The Indonesian national flag!
>Look at Indonesian flag
The Indonesian national flag.
...a car tire...
A car tire.
>Look at car tire
A German car tire!
...a piece from the Titanic...
Junk from the Titanic.
>Look at Titanic fragment
A part of the helm of the Titanic.
>Look at Russian sonar buoy
The sonar buoy off of a Russian submarine.
Would you look at that, a transistor.
>Look at transistor
A wet combination of semiconductors.
...a fucking rock...
A completely normal, insignificant stone!
>Look at stone
A simple stone.
Interesting, a satellite.
>Look at satellite
The pathetic remainder of an Albanian weather satellite.
...and finally, to cap things off, the severed head of an albatross.
A severed albatross head!
>Look at albatross head
Now, how the fuck do we use these things? I have absolutely no idea! Next time, it'll be the happy happy fun times of rubbing items all over other items until a thing happens!
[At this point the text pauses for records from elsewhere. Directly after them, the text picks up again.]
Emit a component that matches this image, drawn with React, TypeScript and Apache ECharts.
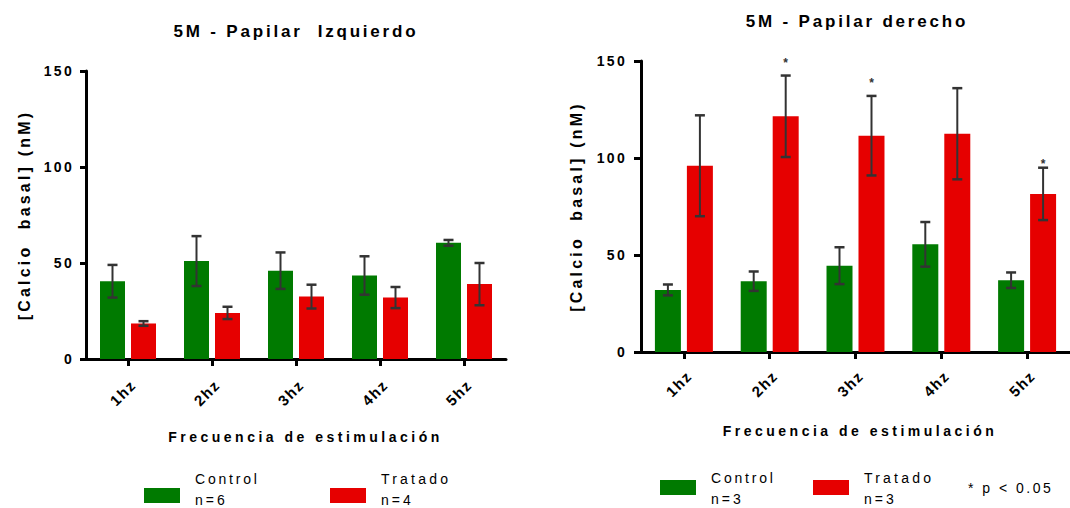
import React, { useEffect, useRef } from 'react';
import * as echarts from 'echarts';

const categories = ['1hz', '2hz', '3hz', '4hz', '5hz'];
const yTicks = [0, 50, 100, 150];
const seriesNames = ['Control', 'Tratado'];
const titles = ['5M - Papilar  Izquierdo', '5M - Papilar derecho'];
const yName = '[Calcio  basal] (nM)';
const xName = 'Frecuencia de estimulación';
const noteText = '* p < 0.05';

const leftControl = [40.5, 51, 46, 43.5, 60.5];
const leftControlErr = [8.5, 13, 9.5, 10, 1.5];
const leftTreated = [18.5, 24, 32.5, 32, 39];
const leftTreatedErr = [1.2, 3.2, 6.2, 5.5, 11];
const leftN = ['n=6', 'n=4'];

const rightControl = [32, 36.5, 44.5, 55.5, 37];
const rightControlErr = [2.8, 5, 9.5, 11.5, 4];
const rightTreated = [96, 121.5, 111.5, 112.5, 81.5];
const rightTreatedErr = [26, 21, 20.5, 23.5, 13.5];
const rightMarks = ['', '*', '*', '', '*'];
const rightMarkLevel = [null, 150.5, 140, null, 98.5];
const rightN = ['n=3', 'n=3'];

const GREEN = '#007a00';
const RED = '#e60000';
const FONT = '"Liberation Sans", Arial, Helvetica, sans-serif';

const spacing: Record<string, number> = {};
titles.forEach((t) => (spacing[t] = 2.8));
spacing[xName] = 3.5;
spacing[yName] = 3.2;
yTicks.forEach((t) => (spacing[String(t)] = 2.3));
categories.forEach((c) => (spacing[c] = 1.5));
spacing['Control'] = 2.8;
spacing['Tratado'] = 3.2;
[...leftN, ...rightN].forEach((n) => (spacing[n] = 3));
spacing[noteText] = 2.5;

function errorRenderer(offset: number, capHalf: number, marks?: string[], levels?: (number | null)[]) {
  return (params: any, api: any) => {
    const i = api.value(0);
    const m = api.value(1);
    const e = api.value(2);
    const p1 = api.coord([i, m + e]);
    const p2 = api.coord([i, m - e]);
    const x = p1[0] + offset;
    const st = { stroke: '#333333', lineWidth: 2 };
    const children: any[] = [
      { type: 'line', shape: { x1: x, y1: p1[1], x2: x, y2: p2[1] }, style: st },
      { type: 'line', shape: { x1: x - capHalf, y1: p1[1], x2: x + capHalf, y2: p1[1] }, style: { ...st, lineWidth: 2.5 } },
      { type: 'line', shape: { x1: x - capHalf, y1: p2[1], x2: x + capHalf, y2: p2[1] }, style: { ...st, lineWidth: 2.5 } },
    ];
    if (marks && levels && marks[params.dataIndex]) {
      const lv = levels[params.dataIndex] as number;
      const ps = api.coord([i, lv]);
      children.push({
        type: 'text',
        style: {
          text: marks[params.dataIndex],
          x,
          y: ps[1] + 3,
          align: 'center',
          verticalAlign: 'middle',
          font: `bold 12px ${FONT}`,
          fill: '#333333',
        },
      });
    }
    return { type: 'group', children };
  };
}

function xAxisCfg(grid: number, margin: number, gap: number, padLeft: number) {
  return {
    gridIndex: grid,
    type: 'category',
    data: categories,
    axisLine: { show: true, lineStyle: { color: '#000', width: 3 } },
    axisTick: { show: true, alignWithLabel: true, length: 7, lineStyle: { color: '#000', width: 3 } },
    axisLabel: {
      rotate: 45,
      margin,
      verticalAlign: 'top',
      color: '#000',
      fontWeight: 'bold',
      fontSize: 15,
      fontFamily: FONT,
    },
    splitLine: { show: false },
    name: xName,
    nameLocation: 'middle',
    nameGap: gap,
    nameTextStyle: { color: '#000', fontWeight: 'bold', fontSize: 14, fontFamily: FONT, padding: [0, 0, 0, padLeft] },
  };
}

function yAxisCfg(grid: number, fs: number, tickLen: number, labelMargin: number, gap: number) {
  return {
    gridIndex: grid,
    type: 'value',
    min: yTicks[0],
    max: yTicks[yTicks.length - 1],
    interval: yTicks[1] - yTicks[0],
    axisLine: { show: true, lineStyle: { color: '#000', width: 3 } },
    axisTick: { show: true, length: tickLen, lineStyle: { color: '#000', width: 3 } },
    axisLabel: { margin: labelMargin, color: '#000', fontWeight: 'bold', fontSize: fs, fontFamily: FONT },
    splitLine: { show: false },
    name: yName,
    nameLocation: 'middle',
    nameGap: gap,
    nameTextStyle: { color: '#000', fontWeight: 'bold', fontSize: 16, fontFamily: FONT },
  };
}

function barSeries(name: string, data: number[], color: string, axis: number, width: number, gap: string) {
  return {
    name,
    type: 'bar',
    xAxisIndex: axis,
    yAxisIndex: axis,
    data,
    barWidth: width,
    barGap: gap,
    silent: true,
    itemStyle: { color },
  };
}

function errSeries(mean: number[], err: number[], axis: number, offset: number, marks?: string[], levels?: (number | null)[]) {
  return {
    type: 'custom',
    xAxisIndex: axis,
    yAxisIndex: axis,
    silent: true,
    z: 5,
    encode: { x: 0, y: 1 },
    data: categories.map((_, i) => [i, mean[i], err[i]]),
    renderItem: errorRenderer(offset, 5, marks, levels),
  };
}

function legendBlock(x0: number, y0: number, textY: number, nY: number, names: string[], ns: string[], step: number) {
  const items: any[] = [];
  const colors = [GREEN, RED];
  names.forEach((nm, k) => {
    const x = x0 + k * step;
    items.push({ type: 'rect', shape: { x, y: y0, width: 36, height: 15 }, style: { fill: colors[k] } });
    items.push({
      type: 'text',
      style: { text: nm, x: x + 51, y: textY, align: 'left', verticalAlign: 'middle', font: `14px ${FONT}`, fill: '#000' },
    });
    items.push({
      type: 'text',
      style: { text: ns[k], x: x + 51, y: nY, align: 'left', verticalAlign: 'middle', font: `14px ${FONT}`, fill: '#000' },
    });
  });
  return items;
}

export default function App() {
  const ref = useRef<HTMLDivElement>(null);
  useEffect(() => {
    if (!ref.current) return;
    const el = ref.current;
    const chart = echarts.init(el, undefined, { renderer: 'svg' });
    const option: any = {
      animation: false,
      backgroundColor: '#ffffff',
      grid: [
        { left: 86, top: 71, width: 420, height: 288 },
        { left: 641, top: 61, width: 430, height: 291 },
      ],
      xAxis: [xAxisCfg(0, 18, 71, 19), xAxisCfg(1, 16, 72, 9)],
      yAxis: [yAxisCfg(0, 14, 6, 12, 54), yAxisCfg(1, 14, 7, 14, 57)],
      series: [
        barSeries(seriesNames[0], leftControl, GREEN, 0, 25, '24%'),
        barSeries(seriesNames[1], leftTreated, RED, 0, 25, '24%'),
        barSeries(seriesNames[0], rightControl, GREEN, 1, 26, '23%'),
        barSeries(seriesNames[1], rightTreated, RED, 1, 26, '23%'),
        errSeries(leftControl, leftControlErr, 0, -15.5),
        errSeries(leftTreated, leftTreatedErr, 0, 15.5),
        errSeries(rightControl, rightControlErr, 1, -16),
        errSeries(rightTreated, rightTreatedErr, 1, 16, rightMarks, rightMarkLevel),
      ],
      graphic: [
        {
          type: 'text',
          style: { text: titles[0], x: 296, y: 31, align: 'center', verticalAlign: 'middle', font: `bold 17px ${FONT}`, fill: '#000' },
        },
        {
          type: 'text',
          style: { text: titles[1], x: 857, y: 21, align: 'center', verticalAlign: 'middle', font: `bold 17px ${FONT}`, fill: '#000' },
        },
        ...legendBlock(144, 488, 479, 500, seriesNames, leftN, 186),
        ...legendBlock(660, 480, 478, 499, seriesNames, rightN, 153),
        {
          type: 'text',
          style: { text: noteText, x: 968, y: 488, align: 'left', verticalAlign: 'middle', font: `14px ${FONT}`, fill: '#000' },
        },
      ],
    };
    chart.setOption(option);
    const applySpacing = () => {
      el.querySelectorAll('text').forEach((t) => {
        const s = (t.textContent || '').trim();
        const ls = spacing[s];
        if (ls) (t as SVGTextElement).style.letterSpacing = ls + 'px';
      });
    };
    chart.on('finished', applySpacing);
    applySpacing();
    const tid = setTimeout(applySpacing, 50);
    return () => {
      clearTimeout(tid);
      chart.dispose();
    };
  }, []);
  return <div ref={ref} style={{ position: 'fixed', left: 0, top: 0, width: 1070, height: 508, background: '#fff' }} />;
}
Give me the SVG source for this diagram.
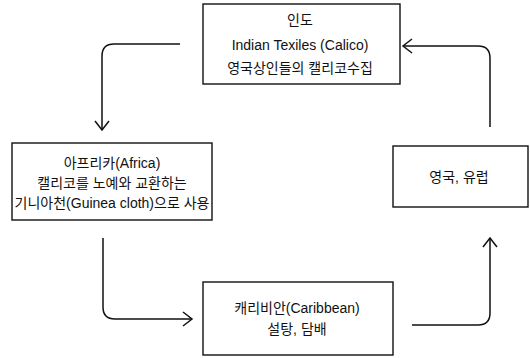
<svg xmlns="http://www.w3.org/2000/svg" width="530" height="358" viewBox="0 0 530 358">
  <style>
    .box { fill: #ffffff; stroke: #111111; stroke-width: 1.4; }
    .t { font-family: "Liberation Sans", "Noto Sans CJK KR", sans-serif; font-size: 14px; fill: #111111; text-anchor: middle; }
    .c { fill: none; stroke: #111111; stroke-width: 1.5; marker-end: url(#ah); }
  </style>
  <defs>
    <marker id="ah" markerUnits="userSpaceOnUse" markerWidth="12" markerHeight="16" refX="10" refY="8" orient="auto">
      <path d="M1,1 L10,8 L1,15" fill="none" stroke="#111111" stroke-width="1.5"/>
    </marker>
  </defs>
  <rect width="530" height="358" fill="#ffffff"/>
  <g id="connectors">
    <path class="c" d="M180,44 L114,44 Q102,44 102,56 L102,130"/>
    <path class="c" d="M103,238 L103,307 Q103,319 115,319 L192,319"/>
    <path class="c" d="M412,325 L478,325 Q490,325 490,313 L490,238"/>
    <path class="c" d="M490,127 L490,58 Q490,46 478,46 L403,46"/>
  </g>
  <g id="india">
    <rect class="box" x="203" y="4" width="197" height="80"/>
    <text class="t" x="300" y="25">인도</text>
    <text class="t" x="300" y="50">Indian Texiles (Calico)</text>
    <text class="t" x="300" y="73">영국상인들의 캘리코수집</text>
  </g>
  <g id="africa">
    <rect class="box" x="12" y="143" width="200" height="77"/>
    <text class="t" x="112" y="168">아프리카(Africa)</text>
    <text class="t" x="112" y="188">캘리코를 노예와 교환하는</text>
    <text class="t" x="112" y="208">기니아천(Guinea cloth)으로 사용</text>
  </g>
  <g id="caribbean">
    <rect class="box" x="203" y="282" width="190" height="73"/>
    <text class="t" x="297" y="313">캐리비안(Caribbean)</text>
    <text class="t" x="297" y="334">설탕, 담배</text>
  </g>
  <g id="england">
    <rect class="box" x="393" y="146" width="135" height="61"/>
    <text class="t" x="459" y="182">영국, 유럽</text>
  </g>
</svg>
Recap: We traveled all over the world. First we talked to a former teacher in Crete, who sent us to Egypt to find a pearl, where we went, but not before stealing a shovel fragment because of reasons. Then, in Egypt, we got the second half of the shovel and nothing else. After that, we traveled to Nepal, where we got a slimy coin from some woman who keeps spitting them up and talked to the principal of the school, who told us to go and find pirate treasure. So we went to the Amazon, where we reunited with our Nazi father, got some tasks to fetch some shit for him and fix his TV, and got told the location of some pirate treasure by a toucan. We then traveled to that location, that being a remote island in the Caribbean, and while we didn't find a pirate treasure, we did find every fucking other thing under the god damn sun. And through all of this, I'm not entirely sure if we have even made any actual progress towards our goal of collecting the three School Regulation Stones.